LIBERIA: Female Students In River Gee, Grand Kru Vow To Report SEA

Female students in the southeastern counties of River Gee and Grand Kru have vowed to reports to their school administrators and parents any acts of sexual exploitation and abuse (SEA) and other forms of misbehaviour by teachers and students against them.

Their position followed a recent two-day session organized at the Barclayville City Hall in Grand Kru County by Peace Corps volunteers of the United States of America working to help strengthen the education system of Liberia.

The students described the interactive session as timely, saying it gave them the opportunity to be aware of basic rights they have as both females and students.

For a long time now, it has been perceived that some classroom teachers in certain schools in urban and rural settings would engage in ‘sex for grade’, an act the ministries of Education, Gender, Children and Social Protection, UN Women and others have been heavily campaigning to end, even though it remains unclear whether any such case has been prosecuted in court.

The engagement in Barclayville saw an assembly of over 50 students and teachers from River Gee and Grand Kru counties who were drilled through models that can result in better student-teacher relations in the classroom and on campus, and not extra relationships that will cause harm for mainly female pupils, such as SEA and other forms of corruption by teachers.

Moreover, the Education Program Manager of the Peace Corps, Samuel Sampson, added that the engagement sought to remind teachers and school administrators of the ethical and moral standards governing the sector, as well as design methodologies on what kinds of corrective measures (punishments) a teacher can give a student that would not hinder the child’s learning process.

Sampson urged education stakeholders and interest groups in these counties and, by extension, the national government through the Ministry of Education, to allow for students to take part in major decision-making processes that concern the strengthening of the learning system.

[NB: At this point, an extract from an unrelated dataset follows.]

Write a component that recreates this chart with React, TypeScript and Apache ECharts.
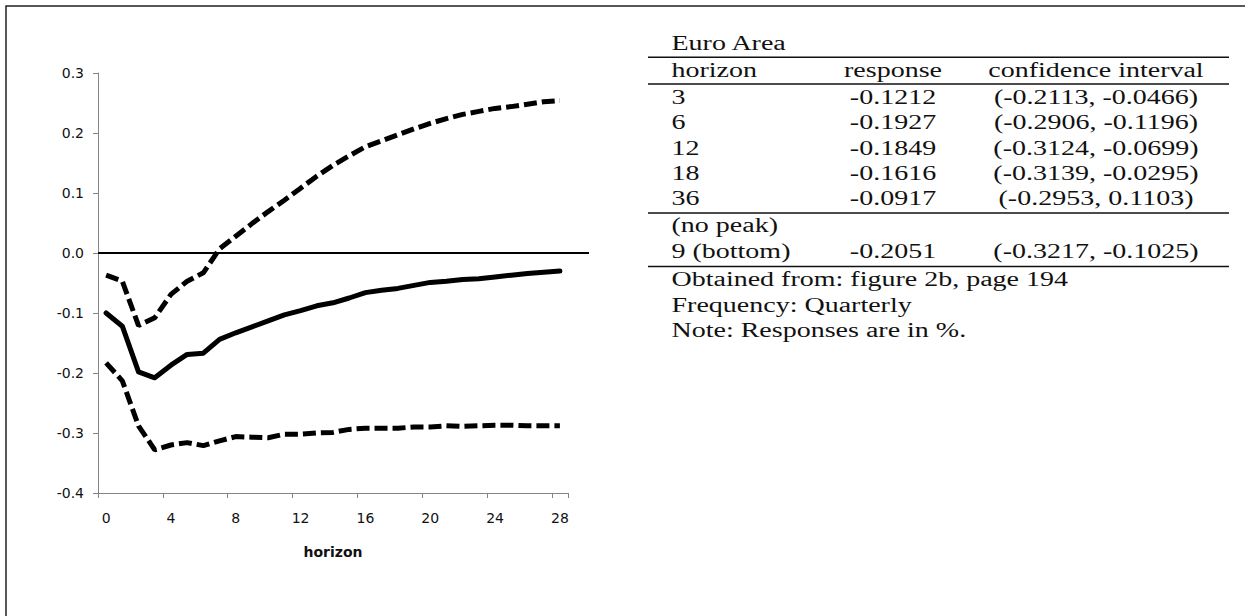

The presence of American Peace Corps volunteers teaching at nearly eighty schools throughout the country has added more value to Liberia’s education system, especially the sciences, said Sampson.

Before and after the 14-year civil unrest in Liberia, American Peace Corps teachers were welcomed by the government of Liberia to beef up the academic system and provide mentorship at primary and high school levels, an intervention since well-embraced by parents and youths in urban and rural communities.

During the symposium, the Chief Education Officer (CEO) of Grand Kru County, David Bokai, hailed the initiative by the Peace Corps volunteers, indicating that the two-day session on SEA was a positive step towards entirely realigning the learning system as such exercise seeks to remove vices that have the tendency to affect students negatively.